Although participating scientists emphasized significant uncertainties associated with predicting the response of specific ecological parameters to climate change-induced conditions, we should not assume that such uncertainty prevents restoration managers from factoring climate change into certain management and investment decisions even when those decisions commit significant resources and have longer implementation timeframes. What is the basis of this statement? While most people acknowledge that climate change may offer up conditions unlike any recorded in the region, none of the predicted conditions, aside from the most dire inundation predictions, are significantly different from those we have previously experienced. Climate change is not expected, at least in the next century, to cause snowy winters, or desert conditions, or rain forest conditions in south Florida. Scientists predict further compression of the interannual hydrologic cycle, saltwater intrusion, fire, and continued threat of tropical weather events—all conditions we live with today. Scenarios that have the southern part of Florida underwater by the year 2100 are arguably outside the spectrum of certainty that is relevant or useful to current restoration managers. After all, if south Florida is underwater a century from now, any and all infrastructure investments, from water management features to airport runways, and all policies that do not promote divestment and evacuation of the region will seem unwise in retrospect. On the other end of this decision-making spectrum, climate change may produce increases in ecosystem goods and services that would be of interest to the public and decision-makers (e.g., increase in the extent or change in the distribution of estuarine/marine species).

During the panel discussions at the conclusion of the climate scenario workshop, scientists unanimously agreed that, even given the uncertainty associated with predicting ecological response to climate change, they would not recommend an alternative to restoring the Everglades or abandoning the effort because of the anticipated adaptation response the restoration program will provide. It seems clear, however, that beyond such broad “stay the course” decisions, uncertainty may be inhibiting climate science from adequately informing restoration program implementation activities, including project design, sequencing, and monitoring and research programs. Uncertainty about climate science may also be inhibiting adaptive resource and restoration management decisions. There are always challenges associated with adaptively managing resources to reduce future risk, and these challenges can be compounded by the existence of scientific uncertainty.

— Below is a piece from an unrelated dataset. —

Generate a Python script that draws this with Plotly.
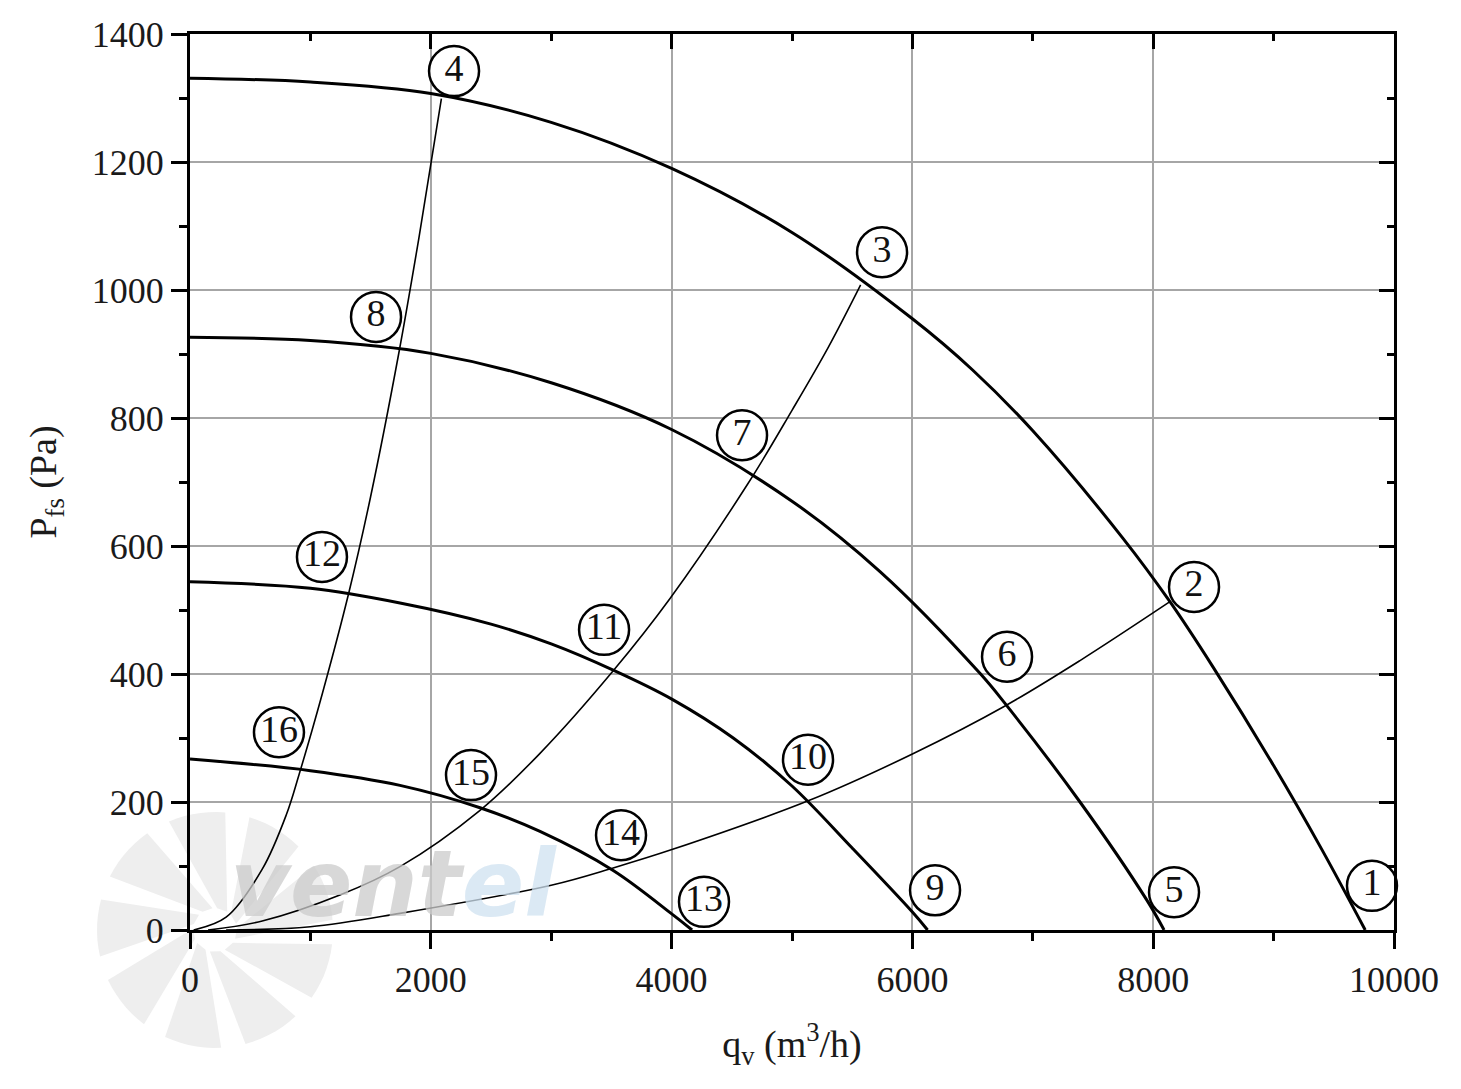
import numpy as np
import plotly.graph_objects as go

# ---------------- data ----------------
fan1_q = [0, 1000, 2000, 3000, 4000, 5000, 6000, 6500, 7000, 7749, 8139, 8500, 9000, 9400, 9761]
fan1_p = [1331, 1325, 1307, 1262, 1190, 1090, 955, 875, 780, 612, 513, 410, 257, 126, 0]

fan2_q = [0, 1000, 2000, 3000, 4000, 5000, 5731, 6561, 6769, 7392, 7946, 8090]
fan2_p = [926, 921, 901, 855, 782, 670, 560, 401, 354, 200, 47, 0]

fan3_q = [0, 1000, 1744, 2500, 3000, 3515, 4009, 4512, 5000, 5500, 6000, 6126]
fan3_p = [544, 534, 511, 478, 447, 406, 360, 300, 225, 128, 28, 0]

fan4_q = [0, 1000, 1744, 2409, 2907, 3515, 4009, 4170]
fan4_p = [267, 249, 226, 191, 154, 93, 24, 0]

sys1_q = [30, 300, 600, 800, 906, 1100, 1314, 1500, 1733, 1900, 2088]
sys1_p = [0, 20, 95, 180, 243, 370, 523, 677, 900, 1080, 1299]

sys2_q = [150, 600, 1250, 1744, 2409, 2907, 3515, 3987, 4636, 5000, 5300, 5570]
sys2_p = [0, 14, 55, 99, 187, 276, 405, 518, 698, 812, 910, 1008]

sys3_q = [300, 1000, 1744, 3000, 3515, 4009, 5150, 6000, 6769, 7392, 8139]
sys3_p = [0, 5, 26, 70, 97, 126, 203, 275, 350, 421, 513]

label_text = ["1", "2", "3", "4", "5", "6", "7", "8", "9", "10", "11", "12", "13", "14", "15", "16"]
label_q = [9817, 8339, 5748, 2193, 8173, 6786, 4585, 1545, 6188, 5133, 3439, 1096, 4269, 3580, 2334, 739]
label_p = [69, 536, 1059, 1342, 59, 427, 773, 958, 62, 266, 469, 583, 44, 148, 242, 309]

x_ticks = [0, 2000, 4000, 6000, 8000, 10000]
x_ticktext = ["0", "2000", "4000", "6000", "8000", "10000"]
y_ticks = [0, 200, 400, 600, 800, 1000, 1200, 1400]
y_ticktext = ["0", "200", "400", "600", "800", "1000", "1200", "1400"]

SERIF = "Liberation Serif"

fig = go.Figure()

# ---------------- watermark (decoration) ----------------
L, R, T, B = 190, 1394, 34, 930
def px2paper(px, py):
    return (px - L) / (R - L), (B - py) / (B - T)

cx, cy = 215, 930
shapes = []
for k in range(9):
    a0 = np.deg2rad(-75 + k * 40)
    a1 = a0 + np.deg2rad(28)
    r_in, r_out = 22, 118
    pts = []
    for a in np.linspace(a0, a1, 8):
        pts.append((cx + r_out * np.cos(a), cy - r_out * np.sin(a)))
    pts.append((cx + r_in * np.cos(a1 - 0.5), cy - r_in * np.sin(a1 - 0.5)))
    pts.append((cx + r_in * np.cos(a0 - 0.5), cy - r_in * np.sin(a0 - 0.5)))
    path = ""
    for i, (px, py) in enumerate(pts):
        X, Y = px2paper(px, py)
        path += ("M" if i == 0 else "L") + f"{X:.4f},{Y:.4f} "
    path += "Z"
    shapes.append(dict(type="path", xref="paper", yref="paper", path=path,
                       fillcolor="#eeeeee", line=dict(width=0), layer="below"))

# ---------------- curves ----------------
for q, p in [(fan1_q, fan1_p), (fan2_q, fan2_p), (fan3_q, fan3_p), (fan4_q, fan4_p)]:
    fig.add_trace(go.Scatter(x=q, y=p, mode="lines",
                             line=dict(color="black", width=3, shape="spline", smoothing=1.0),
                             hoverinfo="skip"))
for q, p in [(sys1_q, sys1_p), (sys2_q, sys2_p), (sys3_q, sys3_p)]:
    fig.add_trace(go.Scatter(x=q, y=p, mode="lines",
                             line=dict(color="black", width=1.6, shape="spline", smoothing=1.0),
                             hoverinfo="skip"))

fig.add_trace(go.Scatter(
    x=label_q, y=label_p, mode="markers+text", text=label_text, textposition="middle center",
    marker=dict(symbol="circle", size=50, color="white", line=dict(color="black", width=2.5)),
    textfont=dict(family=SERIF, size=38, color="#111111"), cliponaxis=False, hoverinfo="skip"))

# dummy trace for mirrored axes
fig.add_trace(go.Scatter(x=[None], y=[None], xaxis="x2", yaxis="y2", showlegend=False))

axis_common = dict(showline=True, linecolor="black", linewidth=3, zeroline=False,
                   tickcolor="black", tickwidth=3, ticklen=16)

fig.update_layout(
    width=1461, height=1089,
    margin=dict(l=L, r=1461 - R, t=T, b=1089 - B),
    plot_bgcolor="white", paper_bgcolor="white", showlegend=False,
    font=dict(family=SERIF, color="#1a1a1a"),
    shapes=shapes,
    xaxis=dict(range=[0, 10000], tickvals=x_ticks, ticktext=x_ticktext, ticks="outside",
               showgrid=True, gridcolor="#a6a6a6", gridwidth=1.5,
               minor=dict(dtick=1000, ticks="outside", ticklen=8, tickwidth=3, tickcolor="black", showgrid=False),
               tickfont=dict(family=SERIF, size=36),
               title=dict(text="q<sub>v</sub> (m<sup>3</sup>/h)", font=dict(family=SERIF, size=38), standoff=32),
               **axis_common),
    yaxis=dict(range=[0, 1400], tickvals=y_ticks, ticktext=y_ticktext, ticks="outside",
               showgrid=True, gridcolor="#a6a6a6", gridwidth=1.5,
               minor=dict(dtick=100, ticks="outside", ticklen=8, tickwidth=3, tickcolor="black", showgrid=False),
               tickfont=dict(family=SERIF, size=36),
               title=dict(text="P<sub>fs</sub> (Pa)", font=dict(family=SERIF, size=38), standoff=24),
               **axis_common),
    xaxis2=dict(range=[0, 10000], overlaying="x", side="top", anchor="y2", tickvals=x_ticks,
                ticks="inside", showticklabels=False, showgrid=False,
                minor=dict(dtick=1000, ticks="inside", ticklen=7, tickwidth=3, tickcolor="black"),
                **{**axis_common, "ticklen": 15}),
    yaxis2=dict(range=[0, 1400], overlaying="y", side="right", anchor="x2", tickvals=y_ticks,
                ticks="inside", showticklabels=False, showgrid=False,
                minor=dict(dtick=100, ticks="inside", ticklen=7, tickwidth=3, tickcolor="black"),
                **{**axis_common, "ticklen": 15}),
)

# watermark text
wx, wy = px2paper(228, 940)
fig.add_annotation(xref="paper", yref="paper", x=wx, y=wy, xanchor="left", yanchor="bottom",
                   text="<b><i><span style='color:#cccccc'>vent</span><span style='color:#cfe2f1'>el</span></i></b>",
                   font=dict(family="DejaVu Sans", size=92), showarrow=False, opacity=0.75)

fig.write_html("out.html")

The Potential for Climate Change Science to Inform Restoration Decision-Making

One stated objective of the climate scenario workshop was to “[c]onsider options for future resource management and scientific needs and capabilities to support management adaptations (FCES 2013, p. 1).” This objective reflects the on-going sense by many in the Everglades that climate science and management can and should be better integrated.Footnote 3 The integration of science and decision-making generally in the Everglades has been a discussion topic for the National Research Council’s Committee on the Independent Scientific Review of Everglades Restoration Progress (Committee) (NRC 2008, 2010, 2012) and the South Florida Ecosystem Restoration Task Force (2013). The NRC reminds us that the statutory and regulatory underpinnings of the Comprehensive Everglades Restoration Plan include the expectation that science, new information, technology and circumstances will inform the restoration process, as well as the recognition that factors other than these influence the outcomes of engineering and management decisions (NRC 2010). In its 2010 report, the Committee pointed out that the extent to which science influences policy depends, in part, on the extent to which the accumulation, interpretation and articulation of scientific results are converted into knowledge and information in a process the Committee terms “science synthesis” or “research synthesis” (NRC 2010). In 2012, the Committee reviewed the numerous Everglades science synthesis efforts conducted to date and concluded that while these are impressive in both scope and scale, more work needs to be done to synthesize a common view of “major scientific principles, including explicit recognition of important uncertainties and grand challenges” (NRC 2012, p. 160). The Committee’s analysis and recommendations seem to us to be relevant and helpful when considering the extent to which climate science (a “grand challenge”) can or is likely to inform restoration management and decision-making. During the discussion sessions of the climate scenarios workshop, a number of areas of general agreement emerged on the topic of the intersection of climate science and management.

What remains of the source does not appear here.